* TASK TO CARRY OUT
Scan the data below for the string "this". Show every line where it turns up.

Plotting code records
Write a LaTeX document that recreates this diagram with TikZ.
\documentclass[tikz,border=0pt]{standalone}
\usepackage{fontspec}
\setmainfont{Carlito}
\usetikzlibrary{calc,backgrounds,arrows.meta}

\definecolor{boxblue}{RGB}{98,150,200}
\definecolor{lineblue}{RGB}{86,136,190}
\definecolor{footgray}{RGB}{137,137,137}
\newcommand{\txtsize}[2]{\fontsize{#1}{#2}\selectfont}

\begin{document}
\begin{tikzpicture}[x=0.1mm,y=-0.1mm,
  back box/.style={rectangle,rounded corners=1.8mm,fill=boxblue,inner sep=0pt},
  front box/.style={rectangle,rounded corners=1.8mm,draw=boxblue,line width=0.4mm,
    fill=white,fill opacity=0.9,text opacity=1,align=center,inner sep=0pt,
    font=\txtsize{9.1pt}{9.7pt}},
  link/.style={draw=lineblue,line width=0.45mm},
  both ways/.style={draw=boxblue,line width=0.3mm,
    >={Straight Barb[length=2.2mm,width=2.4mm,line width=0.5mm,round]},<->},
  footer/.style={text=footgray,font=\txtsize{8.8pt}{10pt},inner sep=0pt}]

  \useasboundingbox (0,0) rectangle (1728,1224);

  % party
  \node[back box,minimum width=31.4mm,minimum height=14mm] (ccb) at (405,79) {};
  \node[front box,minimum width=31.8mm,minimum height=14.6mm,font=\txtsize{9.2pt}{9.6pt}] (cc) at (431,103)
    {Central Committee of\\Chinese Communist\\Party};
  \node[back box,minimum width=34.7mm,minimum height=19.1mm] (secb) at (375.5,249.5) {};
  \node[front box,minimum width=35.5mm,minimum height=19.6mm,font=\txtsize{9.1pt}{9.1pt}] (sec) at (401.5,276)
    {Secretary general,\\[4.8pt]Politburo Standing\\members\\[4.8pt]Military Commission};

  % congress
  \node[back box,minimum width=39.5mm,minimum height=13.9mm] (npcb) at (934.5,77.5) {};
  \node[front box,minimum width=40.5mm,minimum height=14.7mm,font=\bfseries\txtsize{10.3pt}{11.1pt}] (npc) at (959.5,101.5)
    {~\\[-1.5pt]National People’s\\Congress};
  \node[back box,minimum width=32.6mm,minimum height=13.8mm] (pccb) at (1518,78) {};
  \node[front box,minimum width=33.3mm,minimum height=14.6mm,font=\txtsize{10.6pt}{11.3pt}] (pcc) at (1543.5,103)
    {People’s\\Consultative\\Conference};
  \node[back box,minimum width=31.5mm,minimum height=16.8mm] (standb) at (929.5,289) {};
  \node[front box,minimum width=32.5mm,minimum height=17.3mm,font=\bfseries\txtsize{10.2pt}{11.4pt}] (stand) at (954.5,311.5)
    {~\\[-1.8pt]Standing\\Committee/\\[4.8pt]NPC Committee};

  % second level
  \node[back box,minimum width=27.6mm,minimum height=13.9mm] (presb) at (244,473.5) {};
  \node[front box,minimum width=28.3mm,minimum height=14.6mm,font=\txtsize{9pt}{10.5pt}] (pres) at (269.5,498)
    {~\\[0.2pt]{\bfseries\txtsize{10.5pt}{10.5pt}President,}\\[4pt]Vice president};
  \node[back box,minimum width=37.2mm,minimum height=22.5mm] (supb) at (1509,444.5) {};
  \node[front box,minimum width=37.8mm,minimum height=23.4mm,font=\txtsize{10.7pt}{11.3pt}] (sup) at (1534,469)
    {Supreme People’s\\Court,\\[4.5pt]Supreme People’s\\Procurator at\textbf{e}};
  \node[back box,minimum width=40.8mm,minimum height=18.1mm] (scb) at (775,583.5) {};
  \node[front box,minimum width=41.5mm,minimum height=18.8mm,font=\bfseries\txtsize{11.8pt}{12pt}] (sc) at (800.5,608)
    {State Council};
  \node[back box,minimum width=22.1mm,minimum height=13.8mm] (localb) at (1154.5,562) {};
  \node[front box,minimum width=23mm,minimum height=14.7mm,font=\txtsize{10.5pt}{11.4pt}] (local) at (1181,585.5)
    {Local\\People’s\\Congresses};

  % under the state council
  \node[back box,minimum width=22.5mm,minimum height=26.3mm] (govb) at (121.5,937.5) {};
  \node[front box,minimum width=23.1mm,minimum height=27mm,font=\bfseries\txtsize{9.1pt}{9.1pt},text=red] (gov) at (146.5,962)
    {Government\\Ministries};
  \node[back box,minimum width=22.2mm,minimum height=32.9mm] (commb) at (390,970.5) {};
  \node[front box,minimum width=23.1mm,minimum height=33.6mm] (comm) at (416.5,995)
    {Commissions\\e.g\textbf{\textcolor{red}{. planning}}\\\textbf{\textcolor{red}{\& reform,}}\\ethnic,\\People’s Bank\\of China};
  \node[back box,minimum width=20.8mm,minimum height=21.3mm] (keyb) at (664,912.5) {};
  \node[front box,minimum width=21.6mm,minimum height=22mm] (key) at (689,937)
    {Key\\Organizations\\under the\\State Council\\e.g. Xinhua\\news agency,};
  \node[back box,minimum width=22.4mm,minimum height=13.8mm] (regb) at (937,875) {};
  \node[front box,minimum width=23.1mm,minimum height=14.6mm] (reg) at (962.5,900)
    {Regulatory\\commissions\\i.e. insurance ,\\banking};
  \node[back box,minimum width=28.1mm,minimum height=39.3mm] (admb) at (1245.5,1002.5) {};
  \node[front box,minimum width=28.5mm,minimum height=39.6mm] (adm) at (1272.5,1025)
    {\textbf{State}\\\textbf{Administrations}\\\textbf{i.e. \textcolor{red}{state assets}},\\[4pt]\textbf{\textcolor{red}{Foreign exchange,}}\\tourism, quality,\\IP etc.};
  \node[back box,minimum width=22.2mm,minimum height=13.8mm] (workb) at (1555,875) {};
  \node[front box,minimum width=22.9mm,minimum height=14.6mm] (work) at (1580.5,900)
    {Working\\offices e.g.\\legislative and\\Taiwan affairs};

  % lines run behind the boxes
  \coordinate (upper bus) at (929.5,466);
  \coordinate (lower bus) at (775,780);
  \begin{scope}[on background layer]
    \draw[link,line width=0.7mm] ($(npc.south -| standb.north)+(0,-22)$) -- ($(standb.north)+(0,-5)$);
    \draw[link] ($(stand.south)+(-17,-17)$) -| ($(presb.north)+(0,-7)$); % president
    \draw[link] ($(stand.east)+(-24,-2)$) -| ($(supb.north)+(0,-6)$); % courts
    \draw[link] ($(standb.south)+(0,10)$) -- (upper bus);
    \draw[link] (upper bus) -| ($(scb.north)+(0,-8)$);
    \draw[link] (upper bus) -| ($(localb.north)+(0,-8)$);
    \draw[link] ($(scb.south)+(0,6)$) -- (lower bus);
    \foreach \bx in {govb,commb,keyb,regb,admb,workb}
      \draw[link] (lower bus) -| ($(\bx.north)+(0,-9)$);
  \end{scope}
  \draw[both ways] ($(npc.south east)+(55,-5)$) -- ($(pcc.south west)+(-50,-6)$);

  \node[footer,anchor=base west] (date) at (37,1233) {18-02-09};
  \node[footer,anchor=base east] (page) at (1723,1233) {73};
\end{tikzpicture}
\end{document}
==
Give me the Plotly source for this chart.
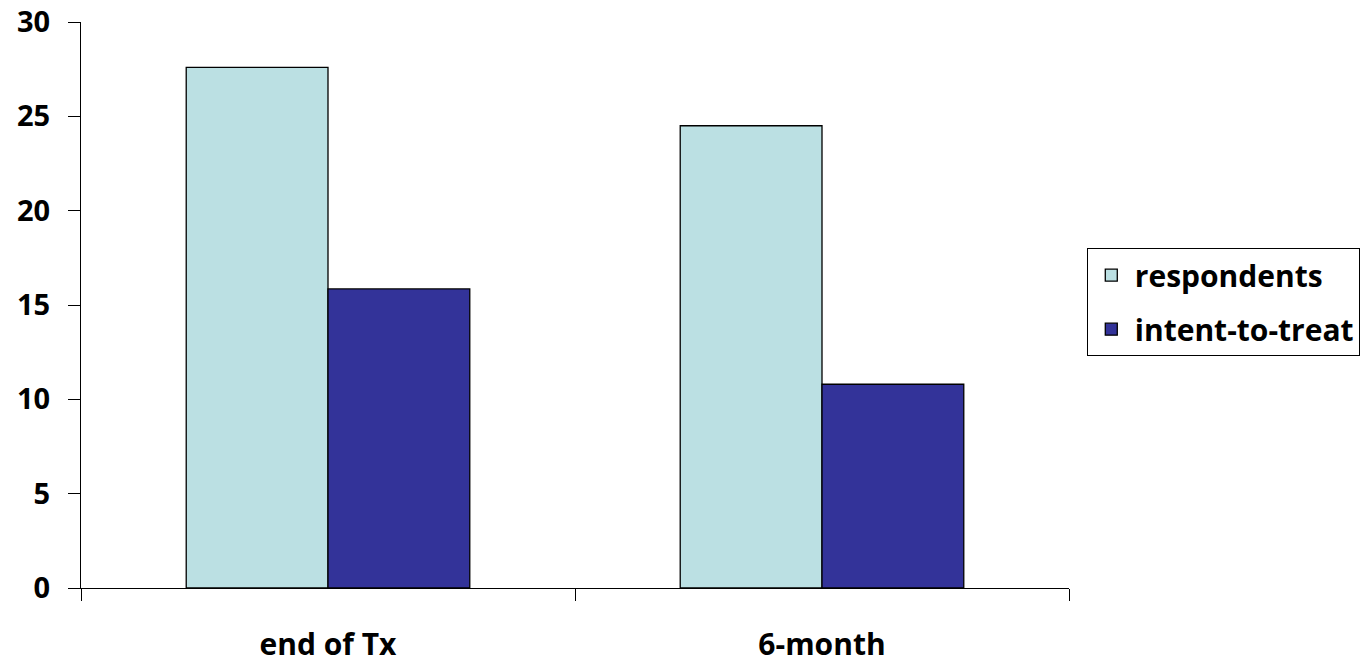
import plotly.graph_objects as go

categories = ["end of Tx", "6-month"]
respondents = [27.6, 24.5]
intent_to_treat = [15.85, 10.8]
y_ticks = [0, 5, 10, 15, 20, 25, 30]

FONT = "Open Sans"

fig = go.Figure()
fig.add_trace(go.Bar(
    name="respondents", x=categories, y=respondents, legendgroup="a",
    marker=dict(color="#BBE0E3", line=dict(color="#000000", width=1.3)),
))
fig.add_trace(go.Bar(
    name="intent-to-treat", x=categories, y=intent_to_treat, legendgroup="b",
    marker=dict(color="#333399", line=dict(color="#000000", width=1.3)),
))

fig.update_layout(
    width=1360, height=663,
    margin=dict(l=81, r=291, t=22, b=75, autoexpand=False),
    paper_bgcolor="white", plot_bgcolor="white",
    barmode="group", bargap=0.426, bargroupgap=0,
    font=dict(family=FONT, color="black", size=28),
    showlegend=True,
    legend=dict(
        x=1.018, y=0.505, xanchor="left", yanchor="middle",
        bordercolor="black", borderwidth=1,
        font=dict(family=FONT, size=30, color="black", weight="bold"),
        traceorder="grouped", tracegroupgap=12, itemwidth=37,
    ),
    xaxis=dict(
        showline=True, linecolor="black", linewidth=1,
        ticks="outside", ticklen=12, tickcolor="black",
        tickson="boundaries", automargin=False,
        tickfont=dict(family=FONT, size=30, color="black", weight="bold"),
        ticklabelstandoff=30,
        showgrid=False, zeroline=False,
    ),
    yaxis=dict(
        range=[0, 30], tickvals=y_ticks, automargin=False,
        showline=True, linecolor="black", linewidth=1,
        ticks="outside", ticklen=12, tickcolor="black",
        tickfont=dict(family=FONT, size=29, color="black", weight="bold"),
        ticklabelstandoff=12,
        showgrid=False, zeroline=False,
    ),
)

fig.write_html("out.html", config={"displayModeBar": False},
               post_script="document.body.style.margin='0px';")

* CORRECT RESPONSE
Write a LaTeX document that recreates this diagram with TikZ.
Give me the Plotly source for this chart.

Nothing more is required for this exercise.